#### Task directions:
Give every line back verbatim, dropping all images.
##### Records to use #####
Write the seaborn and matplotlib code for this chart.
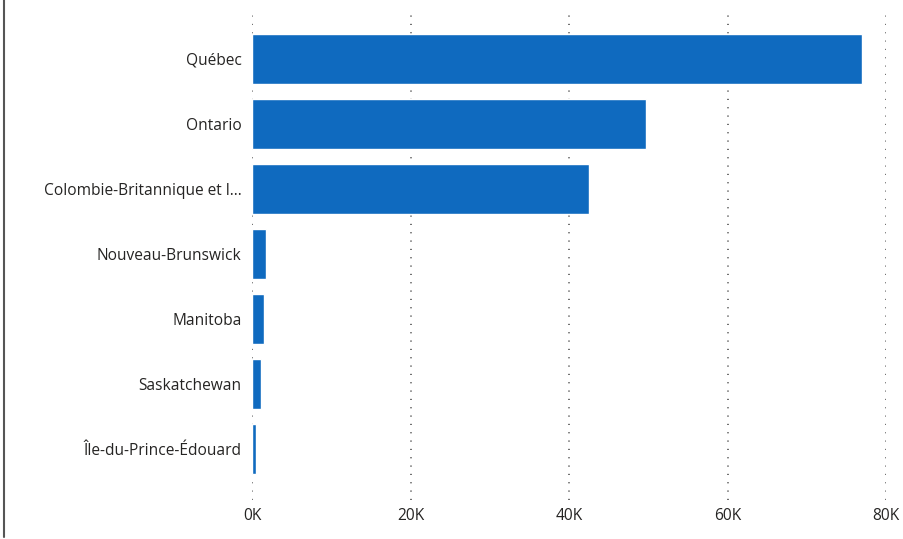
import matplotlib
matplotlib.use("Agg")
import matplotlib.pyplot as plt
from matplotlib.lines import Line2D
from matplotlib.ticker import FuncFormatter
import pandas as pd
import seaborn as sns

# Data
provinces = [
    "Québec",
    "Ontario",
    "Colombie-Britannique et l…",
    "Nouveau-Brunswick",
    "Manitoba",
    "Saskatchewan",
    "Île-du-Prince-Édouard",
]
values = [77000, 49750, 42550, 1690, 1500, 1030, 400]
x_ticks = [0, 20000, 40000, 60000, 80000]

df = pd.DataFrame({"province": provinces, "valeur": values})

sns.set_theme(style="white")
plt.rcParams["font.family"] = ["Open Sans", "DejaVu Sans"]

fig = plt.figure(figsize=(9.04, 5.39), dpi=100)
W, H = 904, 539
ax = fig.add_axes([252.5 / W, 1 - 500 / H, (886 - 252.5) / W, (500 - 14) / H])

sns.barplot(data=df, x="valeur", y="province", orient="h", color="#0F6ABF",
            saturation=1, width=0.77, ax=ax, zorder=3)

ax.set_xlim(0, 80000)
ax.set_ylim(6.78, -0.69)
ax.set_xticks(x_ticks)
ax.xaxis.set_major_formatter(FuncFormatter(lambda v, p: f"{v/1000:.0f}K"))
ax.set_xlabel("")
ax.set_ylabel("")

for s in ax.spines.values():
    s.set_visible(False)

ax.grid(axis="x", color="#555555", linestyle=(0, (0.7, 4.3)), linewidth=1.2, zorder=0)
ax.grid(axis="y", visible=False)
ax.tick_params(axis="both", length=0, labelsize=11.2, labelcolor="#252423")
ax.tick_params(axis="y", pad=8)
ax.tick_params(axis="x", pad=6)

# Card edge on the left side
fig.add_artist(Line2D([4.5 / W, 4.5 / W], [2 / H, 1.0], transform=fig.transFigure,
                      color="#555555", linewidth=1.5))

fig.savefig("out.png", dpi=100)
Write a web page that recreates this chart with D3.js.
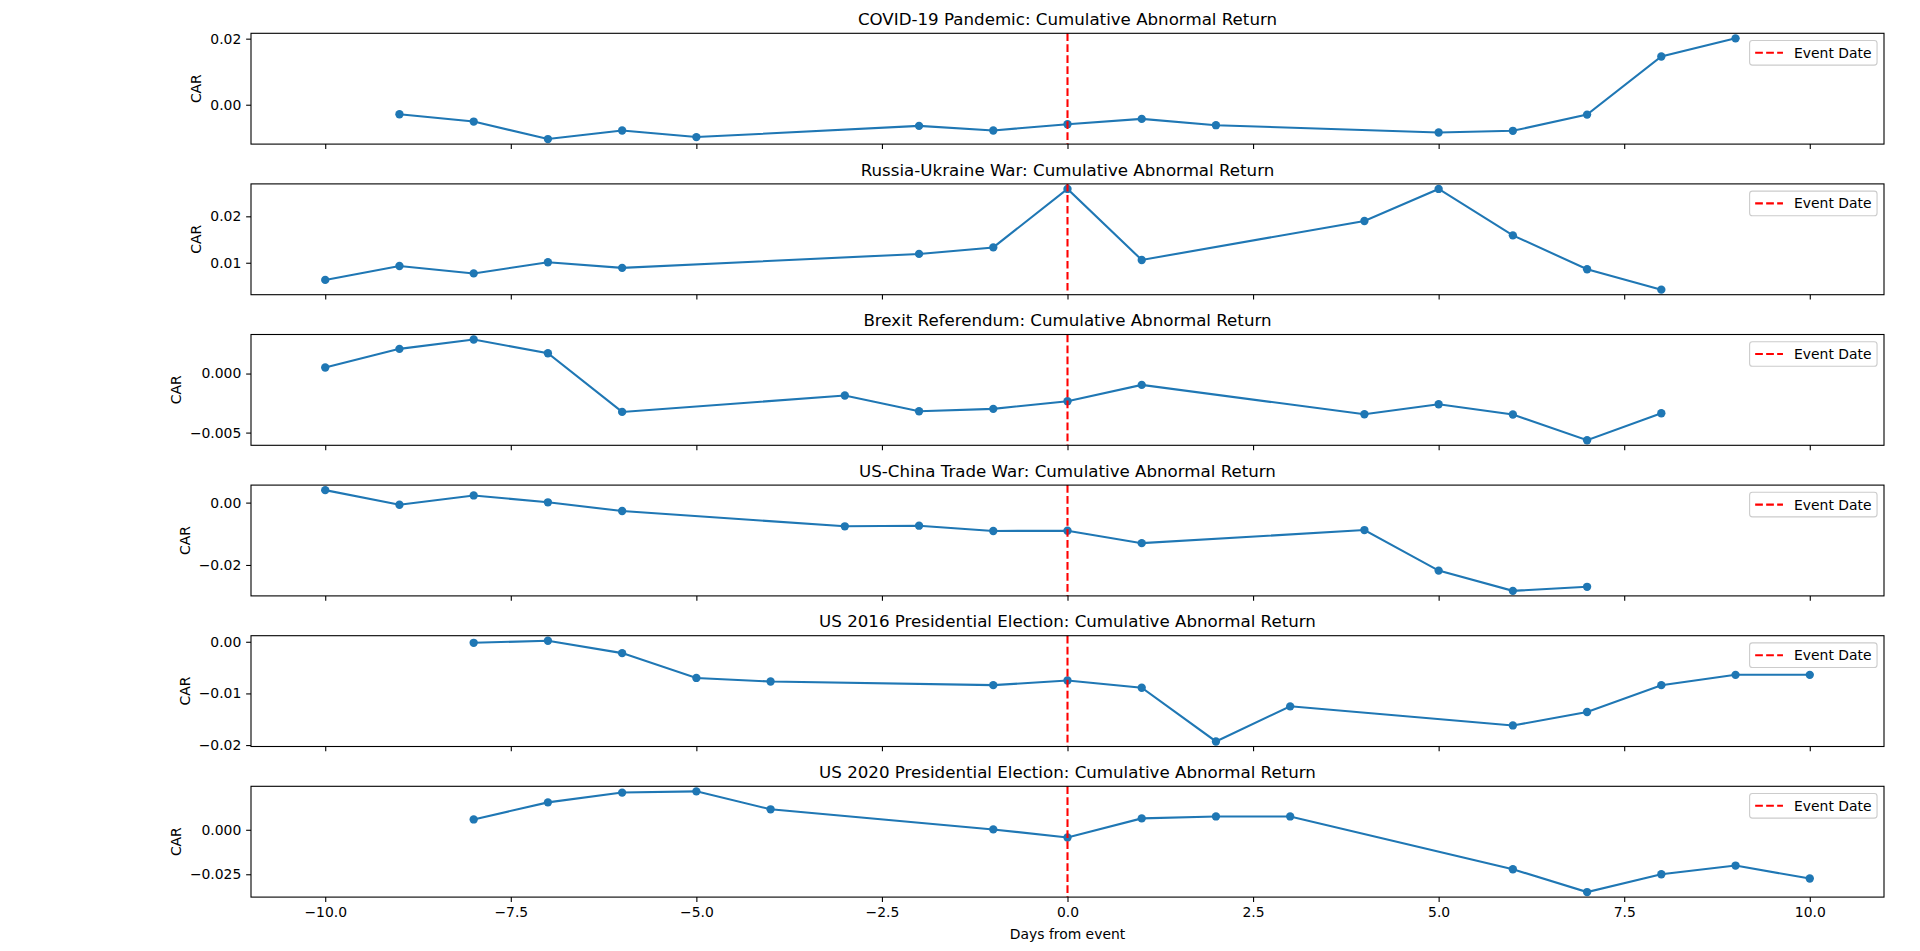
#####
#### Output for this task:
Write the seaborn and matplotlib code for this chart.
import matplotlib
matplotlib.use("Agg")
import matplotlib.pyplot as plt
from matplotlib.lines import Line2D
from matplotlib.ticker import FuncFormatter
import pandas as pd
import seaborn as sns

# Data
provinces = [
    "Québec",
    "Ontario",
    "Colombie-Britannique et l…",
    "Nouveau-Brunswick",
    "Manitoba",
    "Saskatchewan",
    "Île-du-Prince-Édouard",
]
values = [77000, 49750, 42550, 1690, 1500, 1030, 400]
x_ticks = [0, 20000, 40000, 60000, 80000]

df = pd.DataFrame({"province": provinces, "valeur": values})

sns.set_theme(style="white")
plt.rcParams["font.family"] = ["Open Sans", "DejaVu Sans"]

fig = plt.figure(figsize=(9.04, 5.39), dpi=100)
W, H = 904, 539
ax = fig.add_axes([252.5 / W, 1 - 500 / H, (886 - 252.5) / W, (500 - 14) / H])

sns.barplot(data=df, x="valeur", y="province", orient="h", color="#0F6ABF",
            saturation=1, width=0.77, ax=ax, zorder=3)

ax.set_xlim(0, 80000)
ax.set_ylim(6.78, -0.69)
ax.set_xticks(x_ticks)
ax.xaxis.set_major_formatter(FuncFormatter(lambda v, p: f"{v/1000:.0f}K"))
ax.set_xlabel("")
ax.set_ylabel("")

for s in ax.spines.values():
    s.set_visible(False)

ax.grid(axis="x", color="#555555", linestyle=(0, (0.7, 4.3)), linewidth=1.2, zorder=0)
ax.grid(axis="y", visible=False)
ax.tick_params(axis="both", length=0, labelsize=11.2, labelcolor="#252423")
ax.tick_params(axis="y", pad=8)
ax.tick_params(axis="x", pad=6)

# Card edge on the left side
fig.add_artist(Line2D([4.5 / W, 4.5 / W], [2 / H, 1.0], transform=fig.transFigure,
                      color="#555555", linewidth=1.5))

fig.savefig("out.png", dpi=100)
Write a web page that recreates this chart with D3.js.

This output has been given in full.